Problem statement - Wherever the word "this" appears in the entries, copy the whole line.

----- Exercise materials -----

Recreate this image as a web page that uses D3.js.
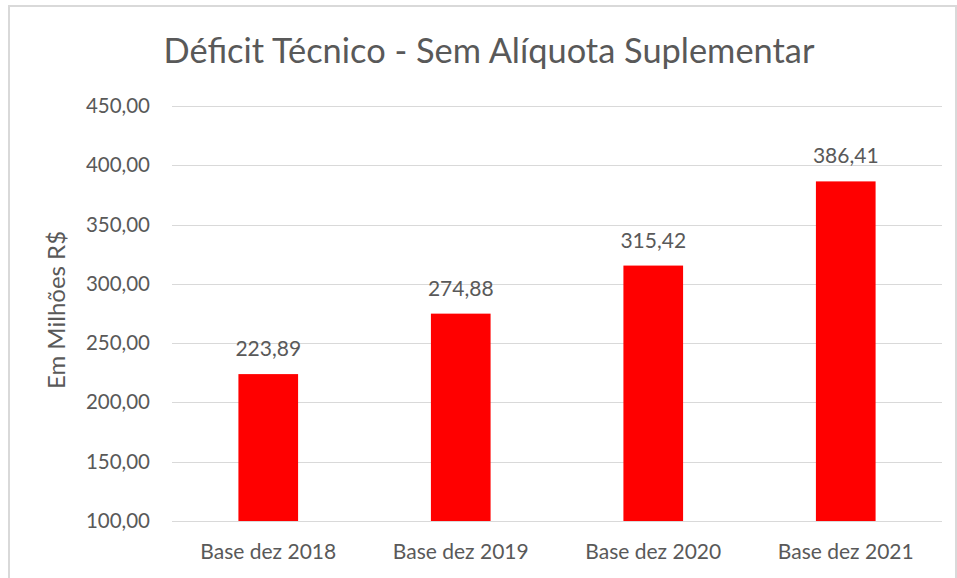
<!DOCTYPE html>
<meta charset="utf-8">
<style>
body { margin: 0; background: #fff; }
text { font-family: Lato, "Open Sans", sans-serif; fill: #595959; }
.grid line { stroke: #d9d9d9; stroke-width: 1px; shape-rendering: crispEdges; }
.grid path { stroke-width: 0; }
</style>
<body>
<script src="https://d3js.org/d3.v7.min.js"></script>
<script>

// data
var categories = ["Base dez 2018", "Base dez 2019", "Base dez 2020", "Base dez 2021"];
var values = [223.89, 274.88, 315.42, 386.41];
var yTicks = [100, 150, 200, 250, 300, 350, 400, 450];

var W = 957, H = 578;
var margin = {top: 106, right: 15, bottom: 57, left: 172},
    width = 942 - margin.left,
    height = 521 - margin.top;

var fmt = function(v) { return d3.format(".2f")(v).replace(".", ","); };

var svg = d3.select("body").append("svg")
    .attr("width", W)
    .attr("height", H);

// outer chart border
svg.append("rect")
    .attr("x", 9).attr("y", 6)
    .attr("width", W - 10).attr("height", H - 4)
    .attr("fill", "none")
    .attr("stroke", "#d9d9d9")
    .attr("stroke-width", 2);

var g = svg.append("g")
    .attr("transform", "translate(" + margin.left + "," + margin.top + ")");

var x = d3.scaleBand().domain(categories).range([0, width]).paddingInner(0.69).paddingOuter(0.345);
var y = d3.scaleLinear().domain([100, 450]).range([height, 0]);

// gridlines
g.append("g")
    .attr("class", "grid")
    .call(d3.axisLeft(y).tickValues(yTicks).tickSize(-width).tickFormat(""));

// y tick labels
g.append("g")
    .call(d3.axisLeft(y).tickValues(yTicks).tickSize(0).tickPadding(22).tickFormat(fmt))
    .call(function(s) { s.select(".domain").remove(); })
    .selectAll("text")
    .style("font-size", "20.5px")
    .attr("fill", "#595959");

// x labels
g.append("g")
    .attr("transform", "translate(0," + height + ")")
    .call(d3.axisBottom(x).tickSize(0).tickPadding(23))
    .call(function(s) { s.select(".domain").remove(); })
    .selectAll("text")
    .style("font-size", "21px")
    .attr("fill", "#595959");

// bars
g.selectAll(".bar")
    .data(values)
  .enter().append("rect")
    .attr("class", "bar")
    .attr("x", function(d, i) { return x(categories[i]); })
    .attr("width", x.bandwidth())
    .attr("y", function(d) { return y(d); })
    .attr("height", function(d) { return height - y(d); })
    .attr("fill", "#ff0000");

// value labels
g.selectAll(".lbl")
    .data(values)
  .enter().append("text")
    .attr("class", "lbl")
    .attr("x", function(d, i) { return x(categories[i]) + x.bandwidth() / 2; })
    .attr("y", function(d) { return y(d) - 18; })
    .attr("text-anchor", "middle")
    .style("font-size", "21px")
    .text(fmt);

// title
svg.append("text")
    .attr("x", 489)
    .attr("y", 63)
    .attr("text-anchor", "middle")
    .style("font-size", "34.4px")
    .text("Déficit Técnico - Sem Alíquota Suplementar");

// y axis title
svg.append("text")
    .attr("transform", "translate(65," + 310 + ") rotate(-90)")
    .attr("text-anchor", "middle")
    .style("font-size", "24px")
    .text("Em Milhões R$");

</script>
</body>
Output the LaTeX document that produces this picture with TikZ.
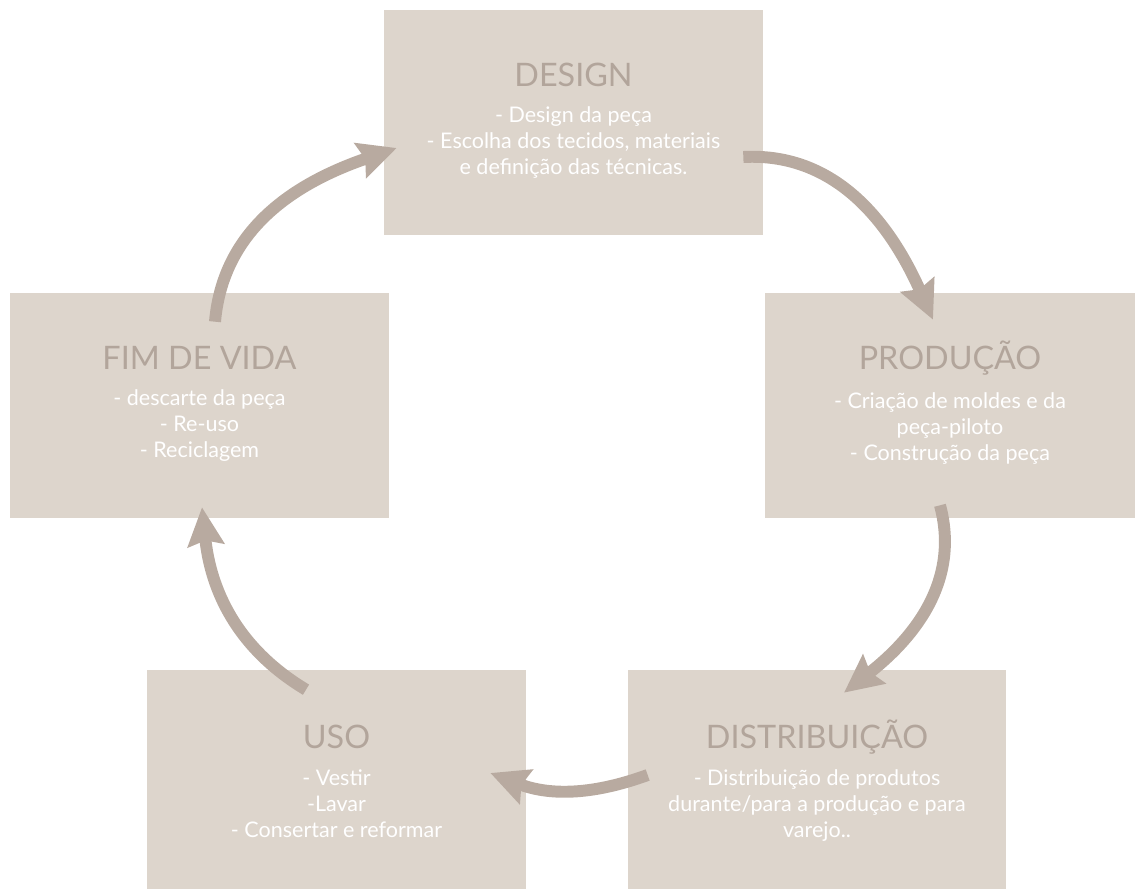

-----

Completed task -
Recreate this image as a web page that uses D3.js.
Output the LaTeX document that produces this picture with TikZ.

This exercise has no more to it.